Pfsense VM vs bare metal on old hardware

My single Haswell Xeon E3 debian 11 system is getting bullied by having to host all my docker stuff as well as pfsense in a VM (forbidden router, PCIE passthrough 1Gb NICs). I can’t tell for sure what the bottleneck is, but the load average on the host spikes to 4-8 when a container on that box pushes/pulls ~100Mbit/s or more to/from WAN to the zfs pool. It doesn’t appear to be disk I/O, as the disk_wait and total_wait latency reported by zpool iostat -vly 10 1 are only ~25 and ~100 ms on the slowest HDD while this is happening. Load average in pfsense only hits ~1, so it doesn’t seem to be a simple matter of pfsense being busy.

I have a Skylake Xeon E3 box I want to move some services over to to relieve the Haswell box. I am deciding between these for the Skylake box:

  • putting pfsense on bare metal
  • debian 12 with pfsense as a VM like I have on the Haswell box
    • This would let me use the spare PCIE slots and drives bays for other activities. My Haswell server has no slots or bays full and no iGP, so stuff like GPU acceleration is not possible right now.

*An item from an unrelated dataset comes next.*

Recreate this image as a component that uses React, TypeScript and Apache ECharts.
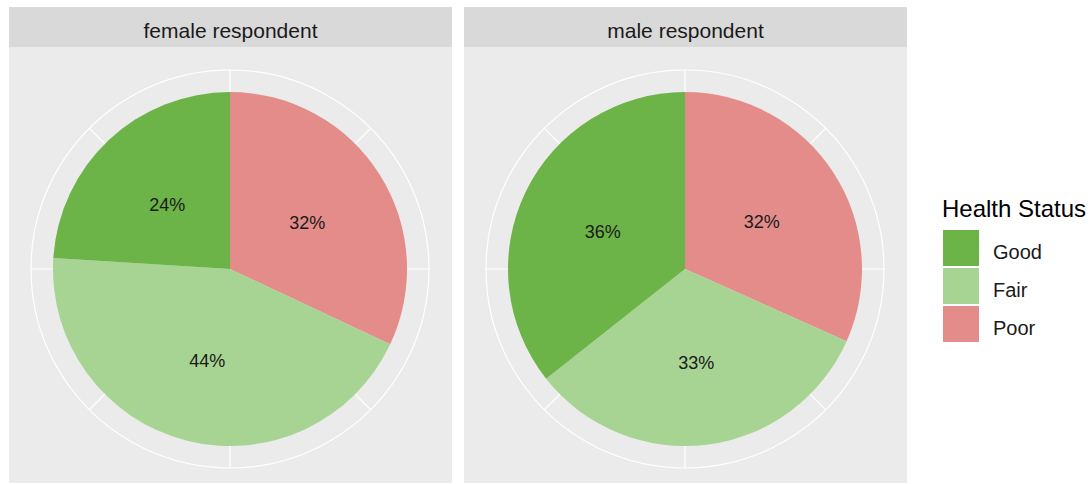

I have symmetrical gigabit WAN and want to be able to get high utilization even with wireguard traffic from pfsense, with pfblocker and potentially some basic IDS/IPS packages running. However, I don’t have a good sense of:

  1. How much performance pfsense will leave unused on the Skylake box, given the usage above.
  2. How severe virtualization overhead is on these old PCs when using the default cpu exploit mitigations.
    • Pre-Spectre my understanding was that it’s usually negligiable, but testing by Phoronix shows that certain workloads (e.g. context switching synthetics, which could be relevant) are up to ~40% slower on Skylake. I wonder if this contributes to the host load average being high when pfsense is a little busy.

Does anyone have some insight, particularly into #2 that could lead me towards bare metal vs VM w/extra services on the host?